Assessment of a Grad-CAM interpretable deep learning model for HAPE diagnosis: performance and pitfalls in severity stratification from chest radiographs.
Ya Yang, Hongmei Yu, Qijie Xiang, Jie Wu, Jianhao Li, Feizhou Du, Yonglin Yang, Peng Wang
Abstract
Open AccessOBJECTIVES: To investigate the feasibility of a deep learning model, using a transfer learning approach, for recognizing high-altitude pulmonary edema (HAPE) on chest X-ray images and exploring its capability for assessing severity. STUDY DESIGN: Retrospective study. METHODS: This retrospective study utilized a multi-source dataset. The pretraining set was derived from the ARXIV_V5_CHESTXRAY database (3,923 images, including 2,303 with edema labels). The primary HAPE-specific training set comprised radiographs from the 950th Hospital of the Chinese People's Liberation Army (1,003 HAPE cases and 702 normal controls; 2007-2023).

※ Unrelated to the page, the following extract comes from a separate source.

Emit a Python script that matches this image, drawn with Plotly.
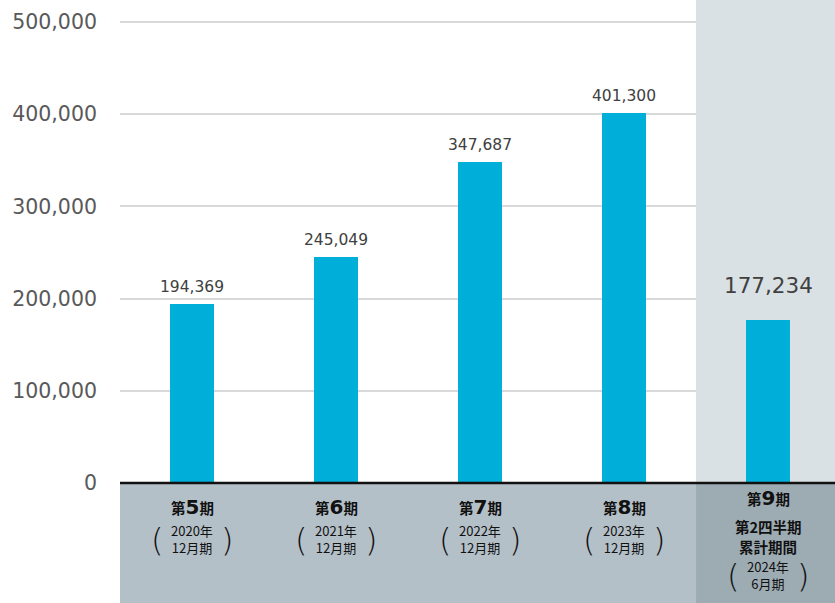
import plotly.graph_objects as go

# Net sales by fiscal period (thousand yen)
periods = ["第5期", "第6期", "第7期", "第8期", "第9期"]
period_nums = ["5", "6", "7", "8", "9"]
period_sub = [
    ["2020年", "12月期"],
    ["2021年", "12月期"],
    ["2022年", "12月期"],
    ["2023年", "12月期"],
    ["2024年", "6月期"],
]
values = [194369, 245049, 347687, 401300, 177234]
y_ticks = [0, 100000, 200000, 300000, 400000, 500000]

W, H = 835, 603
Y_MIN, Y_MAX = -130150, 523860

BAR = "#00afd9"
BAND = "#b4c0c8"
BAND_DARK = "#9dabb3"
SHADE = "#dae1e5"
JP = "Noto Sans CJK JP"
INK = "#111111"

x = list(range(len(periods)))

fig = go.Figure()
fig.add_trace(go.Bar(
    x=x, y=values, width=0.31,
    marker=dict(color=BAR, line=dict(width=0)),
    hoverinfo="skip",
))

shapes = [
    # shaded interim column above the axis
    dict(type="rect", xref="x", yref="y", x0=3.5, x1=4.6, y0=0, y1=Y_MAX,
         fillcolor=SHADE, line_width=0, layer="between"),
    # category band below the axis
    dict(type="rect", xref="x", yref="y", x0=-0.5, x1=3.5, y0=Y_MIN, y1=0,
         fillcolor=BAND, line_width=0, layer="between"),
    dict(type="rect", xref="x", yref="y", x0=3.5, x1=4.6, y0=Y_MIN, y1=0,
         fillcolor=BAND_DARK, line_width=0, layer="between"),
    # baseline
    dict(type="line", xref="x", yref="y", x0=-0.5, x1=4.6, y0=0, y1=0,
         line=dict(color=INK, width=2.5), layer="above"),
]

def py(pix):
    return 1 - pix / H

def label(i, y_pix, text, size, family=JP, **font):
    return dict(
        x=i, y=py(y_pix), xref="x", yref="paper", showarrow=False,
        text=text, yanchor="middle", borderpad=0,
        font=dict(family=family, size=size, color=INK, **font),
    )

annotations = []

# value labels above each bar
for i, v in enumerate(values):
    last = i == len(values) - 1
    annotations.append(dict(
        x=i, y=v, xref="x", yref="y", showarrow=False,
        text=f"{v:,}", yanchor="bottom",
        yshift=20 if last else 6,
        font=dict(family="DejaVu Sans", size=21.5 if last else 15.5,
                  color="#404040"),
    ))

# category labels in the band under the axis
for i, (num, sub) in enumerate(zip(period_nums, period_sub)):
    last = i == len(periods) - 1
    head_y = 498 if last else 507
    annotations.append(label(
        i, head_y,
        ("<b>第<span style='font-family:DejaVu Sans;font-size:20px'>"
         f"{num}</span>期</b>"), 14.5))
    sub_mid = 539
    if last:
        annotations.append(label(i, 526, "<b>第2四半期</b>", 14.5))
        annotations.append(label(i, 546, "<b>累計期間</b>", 14.5))
        sub_mid = 575
    annotations.append(label(i, sub_mid, f"{sub[0]}<br>{sub[1]}", 13))
    for sign, ch in ((-1, "("), (1, ")")):
        a = label(i, sub_mid + 1, ch, 32, family="DejaVu Sans", weight=200)
        a["xshift"] = sign * 35
        annotations.append(a)

fig.update_layout(
    width=W, height=H,
    margin=dict(l=120, r=0, t=0, b=0),
    paper_bgcolor="white", plot_bgcolor="white",
    showlegend=False,
    bargap=0,
    shapes=shapes,
    annotations=annotations,
    xaxis=dict(range=[-0.5, 4.465], showticklabels=False, showgrid=False,
               zeroline=False, showline=False, fixedrange=True),
    yaxis=dict(range=[Y_MIN, Y_MAX], tickvals=y_ticks,
               ticktext=[f"{t:,}" for t in y_ticks],
               tickfont=dict(family="DejaVu Sans", size=20.5, color="#595959"),
               ticklabelstandoff=22,
               showgrid=True, gridcolor="#d9d9d9", gridwidth=1.5,
               zeroline=False, showline=False, fixedrange=True),
)

fig.write_html("out.html")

An external validation set was constructed from recent cases (Jan-Dec 2023) from two hospitals (679 HAPE cases and 436 normal controls), with strict patient separation. We implemented a multi-stage pipeline: (1) A DeepLabV3_ResNet-50 model was trained for lung segmentation on a subset of the pretraining set; (2) MobileNet_V2 and VGG19 architectures underwent pretraining for general pulmonary edema severity grading on the ARXIV_V5_CHESTXRAY dataset; (3) These models were then fine-tuned on the HAPE-specific training set. RESULTS: The segmentation model achieved a Dice coefficient of 99.03%. The binary classification model (VGG19) for edema detection achieved a validation AUC of 0.950. The multi-class models (MobileNet_V2) achieved macroaverage AUCs of 0.92 (3-class) and 0.89 (4-class). The model demonstrated high performance in distinguishing normal (class 0) and severe edema (class 3) (sensitivities: 0.91, 0.88). However, performance was critically low for intermediate grades (classes 1 and 2; sensitivities: 0.16, 0.37). CONCLUSIONS: Transfer learning from general to HAPE-specific edema data produced a model that accurately segments lungs and differentiates severe HAPE from normal cases with high performance. However, its failure to reliably identify intermediate grades underscores the challenges of domain shift and fine-grained radiographic assessment. This work highlights both the promise and pitfalls of using heterogeneous datasets for rare disease diagnosis.